The general is getting her chance to make a difference now. Last month, the Air Force named her to run a significantly expanded office in charge of its sexual assault prevention and response policies.
Among her main goals, the general said in an interview, will be to encourage more airmen and women to not only report sexual assault but also pursue prosecution. Providing good care for victims will help in that pursuit, she said, but so will improving the way cases are handled, from initial reports through investigations and prosecutions.
“How a person is treated in that first report can determine how she is going to handle it up the chain,” the general said. “And even how her recovery goes.”
General Woodward’s hiring represents not just an expansion of the sexual assault office, but also a significant elevation of its importance, as her predecessor was a lieutenant colonel. The move comes as the entire military is under fierce Congressional pressure to reduce sexual assault, fueled partly by a recent report estimating that 26,000 assaults took place in the military last year, up from 19,000 two years before.
Though its rate of sexual assault is not significantly different from the rest of the military, the Air Force has had a run of particularly bad publicity. Last year, a series of courts-martial at Lackland revealed widespread sexual misbehavior involving instructors and recruits in training programs. This year, two Air Force generals have come under fire for their handling of sexual assault cases: one for reversing a conviction, the other for granting clemency to a convicted officer.
But perhaps most embarrassing, General Woodward’s predecessor as director of the sexual assault response unit, Lt. Col. Jeffrey Krusinski, was arrested in May on a sexual battery charge. The police said he groped a woman he did not know in a parking lot near the Pentagon.
Just a few weeks after that arrest, General Woodward, then chief of safety for the Air Force, received a call from Gen. Larry O. Spencer, the vice chief of staff, asking her to lead an expanded sexual assault office. After she demurred, he called back the next day, a Friday, to ask again. When she finally agreed to take the job, General Spencer told her she would start on Monday.
In an interview, General Spencer denied that the Air Force had rushed to expand the office because of Colonel Krusinski’s arrest. But he acknowledged shortcomings in the Air Force’s efforts to fight sexual assault. “Whatever we were doing obviously did not solve the problem,” he said.
Putting the office under a two-star general who reports directly to him is just part of a broader campaign, General Spencer said. “I am on a rampage to stamp out sexual assault,” he said. “We’re pursuing this with as much vigor as anything I’ve ever seen.”

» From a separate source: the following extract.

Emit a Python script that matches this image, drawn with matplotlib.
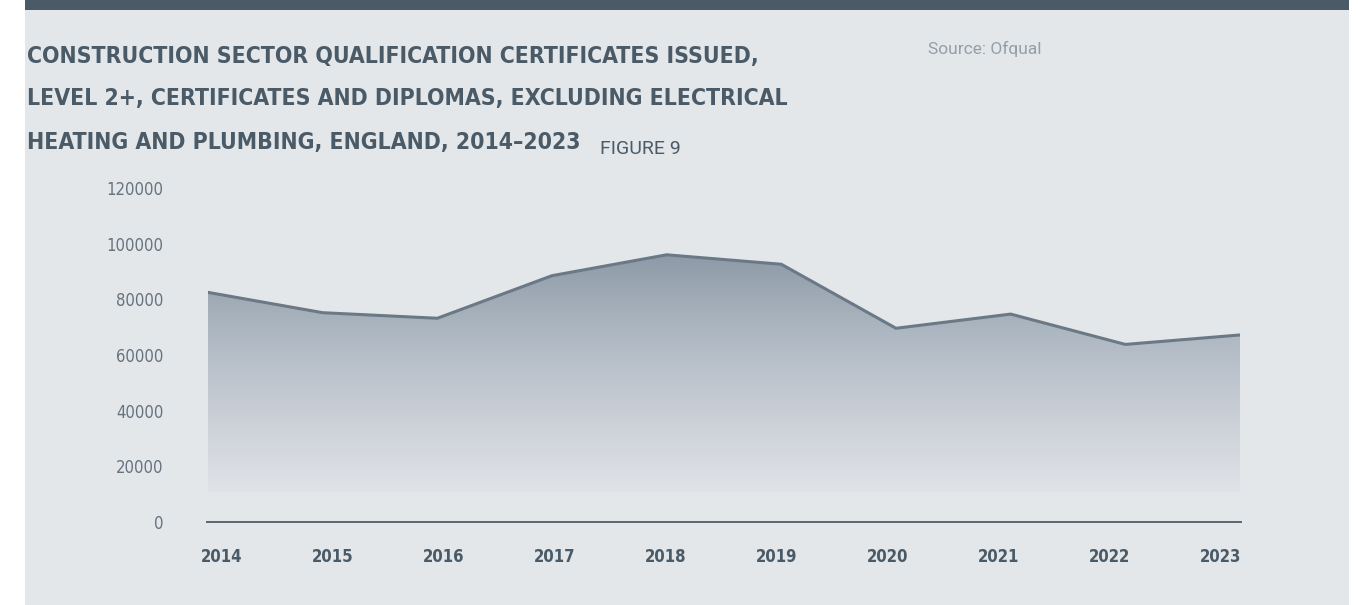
import numpy as np
import matplotlib
matplotlib.use("Agg")
from matplotlib import pyplot as plt
from matplotlib.patches import Rectangle
from matplotlib.colors import LinearSegmentedColormap

# data
years = [2014, 2015, 2016, 2017, 2018, 2019, 2020, 2021, 2022, 2023]
certificates = [82500, 75200, 73200, 88500, 96000, 92600, 69600, 74700, 63800, 67200]
y_ticks = [0, 20000, 40000, 60000, 80000, 100000, 120000]

title_lines = ["CONSTRUCTION SECTOR QUALIFICATION CERTIFICATES ISSUED,",
               "LEVEL 2+, CERTIFICATES AND DIPLOMAS, EXCLUDING ELECTRICAL",
               "HEATING AND PLUMBING, ENGLAND, 2014\u20132023"]

bg = "#e3e7ea"
dark = "#4b5a67"
narrow = ["DejaVu Sans"]

W, H = 1358, 605
fig = plt.figure(figsize=(W / 100, H / 100), dpi=100)
fig.patch.set_facecolor("white")

# grey panel and dark band at the top
fig.add_artist(Rectangle((25 / W, 0), 1324 / W, 1, transform=fig.transFigure,
                         facecolor=bg, edgecolor="none", zorder=0))
fig.add_artist(Rectangle((25 / W, 1 - 10 / H), 1324 / W, 10 / H, transform=fig.transFigure,
                         facecolor=dark, edgecolor="none", zorder=1))

# title
for i, line in enumerate(title_lines):
    fig.text(27 / W, 1 - (56 + 43 * i) / H, line, family=narrow, weight="bold",
             stretch="condensed", fontsize=16.5, color=dark, va="center", ha="left")
fig.text(600 / W, 1 - 149 / H, "FIGURE 9", family=["Roboto", "DejaVu Sans"],
         fontsize=14, color=dark, va="center", ha="left")
fig.text(928 / W, 1 - 49 / H, "Source: Ofqual", family=["Roboto", "DejaVu Sans"],
         fontsize=12.5, color="#959ea7", va="center", ha="left")

# plot area: 2014 at x=208, 2023 at x=1240, 0 at y=522, 120000 at y=188
ax = fig.add_axes([208 / W, 1 - 522 / H, 1032 / W, 334 / H])
ax.patch.set_alpha(0)

x = np.array(years, dtype=float)
y = np.array(certificates, dtype=float)
floor = 10800

# gradient fill clipped to area under the line
poly = ax.fill_between(x, y, floor, facecolor="none", edgecolor="none")
cmap = LinearSegmentedColormap.from_list("g", ["#e0e3e7", "#c9ced6", "#aeb8c2", "#8d9aa7"])
grad = np.linspace(0, 1, 256).reshape(-1, 1)
img = ax.imshow(grad, extent=[x[0], x[-1], floor, y.max()], origin="lower",
                aspect="auto", cmap=cmap, zorder=1, interpolation="bicubic")
img.set_clip_path(poly.get_paths()[0], transform=ax.transData)
ax.set_xlim(years[0], years[-1])
ax.set_ylim(0, 120000)

ax.plot(x, y, color="#6b7986", lw=2.2, zorder=3, solid_joinstyle="miter")

for s in ["top", "right", "left"]:
    ax.spines[s].set_visible(False)
ax.spines["bottom"].set_color("#5a6773")
ax.spines["bottom"].set_linewidth(1.4)
ax.spines["bottom"].set_bounds(years[0] - 0.01, years[-1] + 0.01)
ax.spines["bottom"].set_clip_on(False)

ax.set_yticks(y_ticks)
ax.set_yticklabels([str(v) for v in y_ticks], family=narrow, stretch="condensed",
                   fontsize=12, color="#66737f")
ax.tick_params(axis="y", length=0, pad=32)

# year labels sit on their own 111px spacing, starting at x=222
step = (years[-1] - years[0]) / 1032
label_pos = [years[0] + (14 + 111 * i) * step for i in range(len(years))]
ax.set_xticks(label_pos)
ax.set_xticklabels([str(v) for v in years], family=narrow, stretch="condensed",
                   fontsize=12, weight="bold", color=dark)
ax.tick_params(axis="x", length=0, pad=19)

fig.savefig("out.png", dpi=100, facecolor=fig.get_facecolor())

This year, the Air Force created the new position of special victims counsel to help sexual assault victims navigate the legal process. It has also begun requiring that all sex crime cases be reported up the chain of command to general officers to increase oversight. It will soon begin an online campaign to educate airmen on sexual assault, and this fall it will require wing commanders and general officers to attend a sexual assault conference.
General Spencer said that vigorous prosecution of perpetrators would be crucial to curbing the problem, likening the Air Force effort to the campaign to reduce drunken driving two decades ago. Though General Woodward’s office does not oversee investigators or prosecutors, she said she hoped to influence them through training and education programs.

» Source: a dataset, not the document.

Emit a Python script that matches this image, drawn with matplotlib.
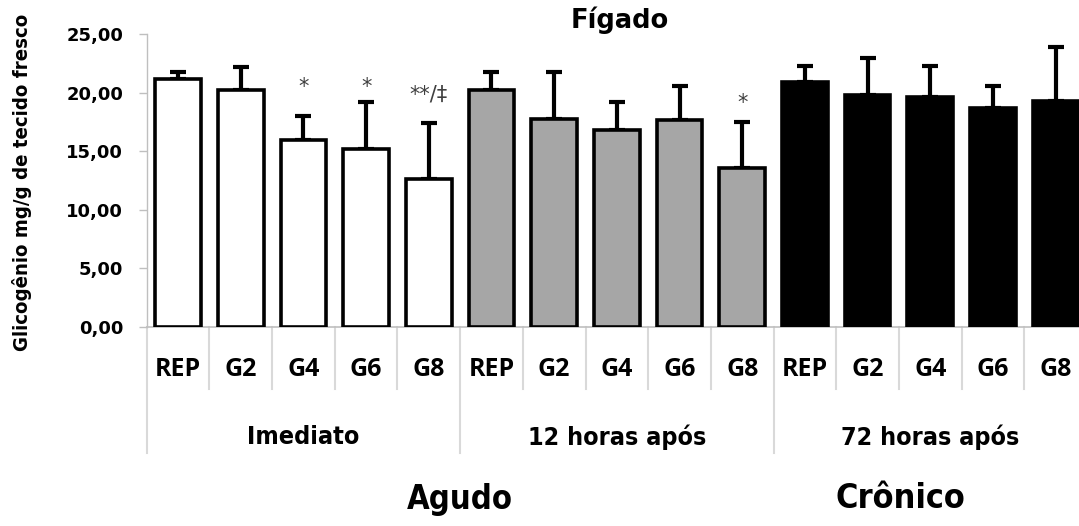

General Woodward, 53, has the authority to hire a staff of 31, eight times as many as who worked in the small branch that Colonel Krusinski directed. Fourteen people have joined so far, including someone with a Ph.D. in social work, an analyst who will crunch statistics and a criminal investigator to provide guidance on how cases are handled.
The newest hire, Master Sgt. Heidi Huff, who volunteers as a victims’ advocate at Andrews Air Force Base, said she hoped the office would succeed in encouraging more people to report assaults.

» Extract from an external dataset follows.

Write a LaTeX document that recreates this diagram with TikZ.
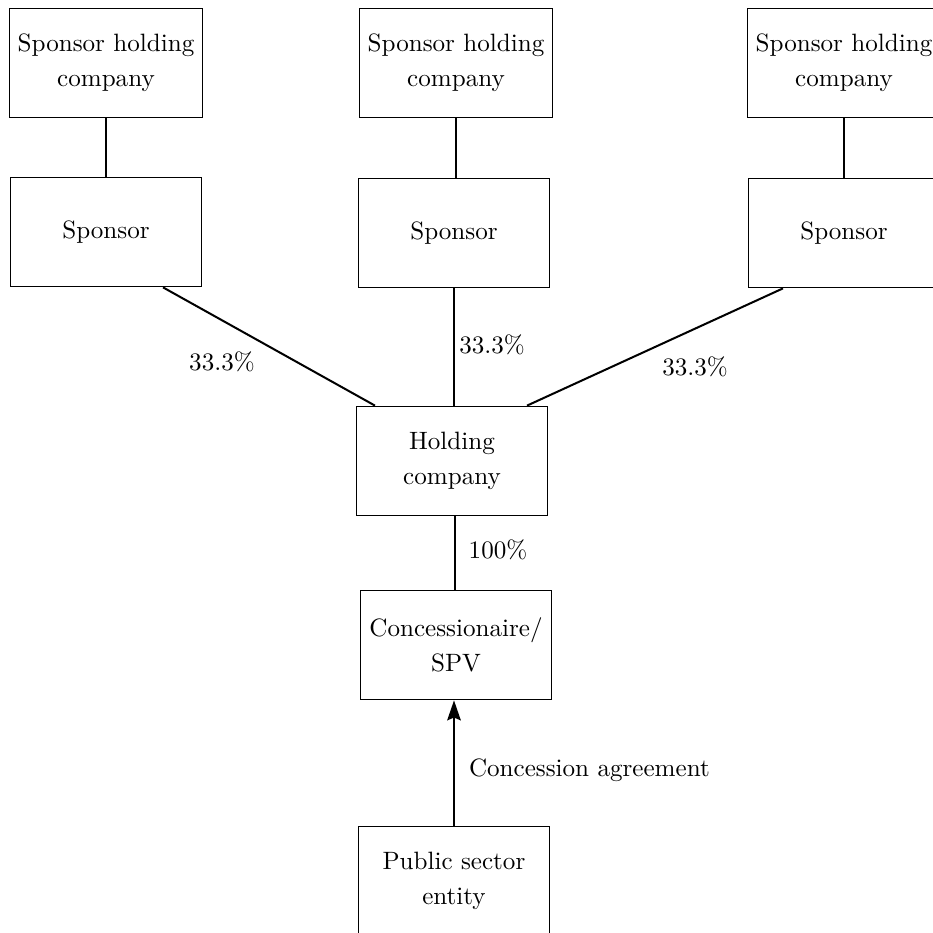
\documentclass[tikz,border=0pt]{standalone}
\usepackage{tikz}
\usetikzlibrary{arrows.meta,positioning,calc}

\begin{document}
\begin{tikzpicture}[x=0.014cm,y=-0.014cm,
  entity/.style={rectangle,draw,semithick,minimum width=2.67cm,
    minimum height=1.53cm,align=center,font=\fontsize{10}{14}\selectfont},
  link/.style={thick},
  pct/.style={font=\fontsize{10}{12}\selectfont,inner sep=1pt}
]
\useasboundingbox (0,0) rectangle (933,933);
% Sponsors and their holding companies
\node[entity] (shcA) at (106,63)  {Sponsor holding\\company};
\node[entity] (shcB) at (456,63)  {Sponsor holding\\company};
\node[entity] (shcC) at (844,63)  {Sponsor holding\\company};
\node[entity] (spA)  at (106,232) {Sponsor};
\node[entity] (spB)  at (454,233) {Sponsor};
\node[entity] (spC)  at (844,233) {Sponsor};

\draw[link] (shcA.south) -- (shcA.south |- spA.north);
\draw[link] (shcB.south) -- (shcB.south |- spB.north);
\draw[link] (shcC.south) -- (shcC.south |- spC.north);

% Project vehicle chain
\node[entity] (hold) at (452,461) {Holding\\company};
\node[entity] (conc) at (456,645) {Concessionaire/\\SPV};
\node[entity] (pub)  at (454,881) {Public sector\\entity};

\draw[link] ($(spA.south)+(57,0)$) -- ($(hold.north)+(-77,0)$);
\draw[link] (spB.south) -- (spB.south |- hold.north);
\draw[link] ($(spC.south)+(-61,0)$) -- ($(hold.north)+(75,0)$);
\draw[link] (hold.south -| 455,0) -- (455,0 |- conc.north);
\draw[link,-{Stealth[length=2.8mm,width=1.9mm,inset=0.4mm]}] (pub.north) -- (pub.north |- conc.south);

% Shareholdings
\node[pct] (pA) at (222,362) {33.3\%};
\node[pct] (pB) at (492,345) {33.3\%};
\node[pct] (pC) at (695,367) {33.3\%};
\node[pct] (pH) at (498,550) {100\%};
\node[pct,anchor=west] (ca) at (466,770) {Concession agreement};
\end{tikzpicture}
\end{document}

“From my experience, that’s the toughest part — victims blaming themselves,” said Sergeant Huff, whose full-time job is as a flight attendant. “It makes me cry to think about it.”
Her experience is particularly relevant: in the 1990s, she said, she was sexually assaulted by a service member. Though she reported the attack, the perpetrator was not prosecuted, she said.
The newness of the unit, located on the fifth floor of the Pentagon, is palpable on the empty white walls of General Woodward’s office. Photographs she intends to hang sit on the floor awaiting hooks.
Among them is a picture that underscores her Air Force pedigree, showing her with President George W. Bush, with whom she became friendly when she commanded the 89th Airlift Wing, which operates Air Force One.
A pilot who has flown C-130 cargo planes and C-135 refueling tankers, the general has also commanded a wing at MacDill Air Force Base and the 17th Air Force in Ramstein Air Base in Germany, where she directed the NATO air campaign over Libya in 2011.
Her résumé will undoubtedly give her valuable credibility as she tries to influence the commanders who must carry out the policies her office develops. But there is also a sense of humility among her and her staff about the task ahead. “It sounds trite, I know, but we’re building the airplane as we fly it,” she said.
Describing her initial hesitation about taking the job, General Woodward said she expressed concerns to General Spencer about not having the answers for such a complex problem.
“He said that no one does, but that I needed to go out and find them,” she said. “I hope I can do that.”